Der Bundesopferbeauftragte Pascal Kober (FDP) mahnte eine einvernehmliche Lösung an. "Deutschland trägt eine politische Verantwortung, der wir uns stellen müssen, auch und insbesondere im Hinblick auf das einzigartige Verhältnis zu Israel", sagte er dem "Spiegel". Als Opferbeauftragter würde er sich wünschen, dass "gerade auch im Hinblick auf die Zeit, die seit dem Anschlag vergangen ist, eine Lösung gefunden wird, die die Interessen aller Beteiligten bestmöglich vereint".

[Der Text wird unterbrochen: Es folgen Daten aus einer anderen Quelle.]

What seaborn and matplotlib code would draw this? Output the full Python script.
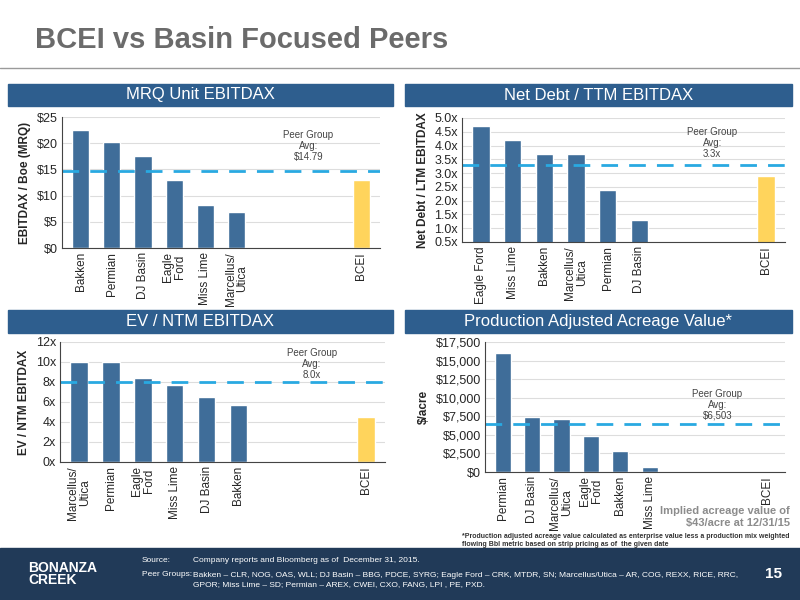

Der Antisemitismusbeauftragte der Bundesregierung, Felix Klein, bedauerte die Entscheidung der Hinterbliebenen. "Ich bin der Auffassung, dass die Bundesregierung den Angehörigen und Hinterbliebenen des Olympia-Attentats ein faires Angebot gemacht hat", sagte er dem Redaktionsnetzwerk Deutschland. "Es ist an der oberen Grenze dessen, was man heute als Opfer einer terroristischen Straftat bekäme."
Das Leid der Opfer anzuerkennen, sei für die Bundesregierung insgesamt handlungsleitend, sagte Klein weiter. Deswegen würde er sich freuen, wenn es doch noch zu einer Verständigung mit den Opferfamilien käme.